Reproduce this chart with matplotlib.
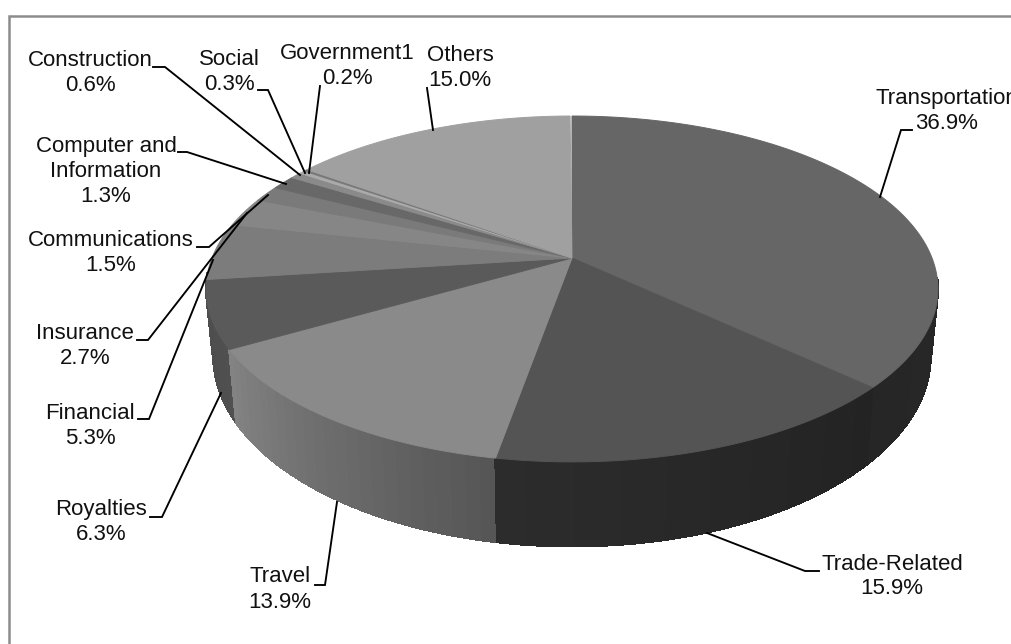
"""
plot.py
Pie chart 3D (perspektif) komposisi ekspor jasa, digambar dari persentase tiap kategori.
"""

import matplotlib
import matplotlib.pyplot as plt
import numpy as np

matplotlib.use("Agg")

plt.rcParams["font.family"] = ["Liberation Sans", "DejaVu Sans"]

# Data
CATEGORIES = ["Transportation", "Trade-Related", "Travel", "Royalties", "Financial", "Insurance",
              "Communications", "Computer and\nInformation", "Construction", "Social",
              "Government1", "Others"]
VALUES = [36.9, 15.9, 13.9, 6.3, 5.3, 2.7, 1.5, 1.3, 0.6, 0.3, 0.2, 15.0]

# Warna per irisan: permukaan atas, lalu gradasi sisi (awal, akhir searah jarum jam)
TOP_GRAYS = [0x66, 0x54, 0x8a, 0x5a, 0x7c, 0x86, 0x7a, 0x68, 0x8a, 0xaa, 0x78, 0xa0]
SIDE_START = [0x2c, 0x23, 0x55, 0x50, 0x6a, 0x6a, 0x6a, 0x6a, 0x6a, 0x6a, 0x6a, 0x6a]
SIDE_END = [0x26, 0x2c, 0x84, 0x4c, 0x6a, 0x6a, 0x6a, 0x6a, 0x6a, 0x6a, 0x6a, 0x6a]

# Posisi label (pusat x, y baris pertama) dan garis penunjuk, dalam piksel
LABEL_POS = [(947, 98), (892, 564), (280, 577), (101, 510), (90, 413), (85, 333),
             (111, 240), (106, 146), (90, 60), (229, 59), (347, 53), (460, 55)]
LEADERS = [
    [(912, 130), (901, 130), (880, 197)],
    [(819, 571), (805, 571), (707, 533)],
    [(315, 585), (325, 585), (337, 502)],
    [(150, 517), (162, 517), (221, 393)],
    [(138, 419), (149, 419), (213, 260)],
    [(137, 340), (148, 340), (247, 213)],
    [(197, 247), (209, 247), (268, 195)],
    [(178, 152), (187, 152), (286, 184)],
    [(153, 67), (165, 67), (300, 175)],
    [(258, 90), (268, 90), (305, 173)],
    [(320, 86), (309, 173)],
    [(427, 88), (433, 130)],
]

# Geometri proyeksi
CX, CY = 572, 258
RX, RY, PERSP = 360, 167.4, 0.179
RIM_SCALE, RIM_DROP, RIM_SLOPE = 0.98, 64, 0.10


def project(angle):
    """Sudut searah jarum jam dari atas (radian) ke titik tepi atas pada layar."""
    u, v = np.sin(angle), np.cos(angle)
    w = 1 + PERSP * v
    return CX + RX * u / w, CY - RY * v / w


def project_lower(angle):
    """Titik tepi bawah silinder untuk sudut yang sama."""
    x, y = project(angle)
    return CX + RIM_SCALE * (x - CX), y + RIM_DROP + RIM_SLOPE * (y - CY)


def gray(level):
    level = int(round(level))
    return f"#{level:02x}{level:02x}{level:02x}"


fig = plt.figure(figsize=(10.11, 6.44), dpi=100, facecolor="white")
ax = fig.add_axes([0, 0, 1, 1])
ax.set_xlim(0, 1011)
ax.set_ylim(644, 0)
ax.axis("off")

# Bingkai grafik (hanya kiri dan atas yang tampak)
ax.plot([9, 9, 1011], [644, 16, 16], color="#8c8c8c", lw=1.8, solid_joinstyle="miter")

edges = np.radians(np.cumsum([0] + VALUES) * 3.6)

# Sisi silinder: strip kecil dengan gradasi, dari belakang ke depan
strips = []
for i in range(len(VALUES)):
    n = max(int((edges[i + 1] - edges[i]) / np.radians(2.0)), 1)
    steps = np.linspace(edges[i], edges[i + 1], n + 1)
    for j in range(n):
        t = (j + 0.5) / n
        strips.append((steps[j], steps[j + 1], SIDE_START[i] + t * (SIDE_END[i] - SIDE_START[i])))

# sisi bagian belakang tertutup permukaan atas, jadi tidak perlu digambar
strips = [s for s in strips if np.cos((s[0] + s[1]) / 2) < -0.1]
strips.sort(key=lambda s: project((s[0] + s[1]) / 2)[1])
for a0, a1, level in strips:
    top0, top1 = project(a0), project(a1)
    low0, low1 = project_lower(a0), project_lower(a1)
    xs = [top0[0], top1[0], low1[0], low0[0]]
    ys = [top0[1], top1[1], low1[1], low0[1]]
    # tanpa antialias agar sambungan antar strip tidak terlihat
    ax.fill(xs, ys, color=gray(level), lw=1.0, antialiased=False, zorder=2)

# Permukaan atas tiap irisan
for i in range(len(VALUES)):
    angles = np.linspace(edges[i], edges[i + 1], max(int(VALUES[i] * 4), 3))
    px, py = project(angles)
    ax.fill(np.r_[CX, px], np.r_[CY, py], color=gray(TOP_GRAYS[i]), lw=0.7, zorder=3)

# Garis penunjuk dan label
for pts in LEADERS:
    xs, ys = zip(*pts)
    ax.plot(xs, ys, color="black", lw=1.35, zorder=4, solid_joinstyle="miter")

for name, val, (x, y) in zip(CATEGORIES, VALUES, LABEL_POS):
    lines = name.split("\n") + [f"{val:.1f}%"]
    for k, line in enumerate(lines):
        ax.text(x, y + k * 25, line, ha="center", va="center", fontsize=16,
                color="#111111", zorder=5)

fig.savefig("out.png", dpi=100, facecolor="white")
plt.close(fig)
☆ ☆ ☆ ☆
-- Written request --
Leave out the pictures and repeat the lines from the start of the material through the line with "return CX + RX * u / w, CY - RY * v / w", inclusive.

-- Exercise result --
Reproduce this chart with matplotlib.
"""
plot.py
Pie chart 3D (perspektif) komposisi ekspor jasa, digambar dari persentase tiap kategori.
"""

import matplotlib
import matplotlib.pyplot as plt
import numpy as np

matplotlib.use("Agg")

plt.rcParams["font.family"] = ["Liberation Sans", "DejaVu Sans"]

# Data
CATEGORIES = ["Transportation", "Trade-Related", "Travel", "Royalties", "Financial", "Insurance",
              "Communications", "Computer and\nInformation", "Construction", "Social",
              "Government1", "Others"]
VALUES = [36.9, 15.9, 13.9, 6.3, 5.3, 2.7, 1.5, 1.3, 0.6, 0.3, 0.2, 15.0]

# Warna per irisan: permukaan atas, lalu gradasi sisi (awal, akhir searah jarum jam)
TOP_GRAYS = [0x66, 0x54, 0x8a, 0x5a, 0x7c, 0x86, 0x7a, 0x68, 0x8a, 0xaa, 0x78, 0xa0]
SIDE_START = [0x2c, 0x23, 0x55, 0x50, 0x6a, 0x6a, 0x6a, 0x6a, 0x6a, 0x6a, 0x6a, 0x6a]
SIDE_END = [0x26, 0x2c, 0x84, 0x4c, 0x6a, 0x6a, 0x6a, 0x6a, 0x6a, 0x6a, 0x6a, 0x6a]

# Posisi label (pusat x, y baris pertama) dan garis penunjuk, dalam piksel
LABEL_POS = [(947, 98), (892, 564), (280, 577), (101, 510), (90, 413), (85, 333),
             (111, 240), (106, 146), (90, 60), (229, 59), (347, 53), (460, 55)]
LEADERS = [
    [(912, 130), (901, 130), (880, 197)],
    [(819, 571), (805, 571), (707, 533)],
    [(315, 585), (325, 585), (337, 502)],
    [(150, 517), (162, 517), (221, 393)],
    [(138, 419), (149, 419), (213, 260)],
    [(137, 340), (148, 340), (247, 213)],
    [(197, 247), (209, 247), (268, 195)],
    [(178, 152), (187, 152), (286, 184)],
    [(153, 67), (165, 67), (300, 175)],
    [(258, 90), (268, 90), (305, 173)],
    [(320, 86), (309, 173)],
    [(427, 88), (433, 130)],
]

# Geometri proyeksi
CX, CY = 572, 258
RX, RY, PERSP = 360, 167.4, 0.179
RIM_SCALE, RIM_DROP, RIM_SLOPE = 0.98, 64, 0.10


def project(angle):
    """Sudut searah jarum jam dari atas (radian) ke titik tepi atas pada layar."""
    u, v = np.sin(angle), np.cos(angle)
    w = 1 + PERSP * v
    return CX + RX * u / w, CY - RY * v / w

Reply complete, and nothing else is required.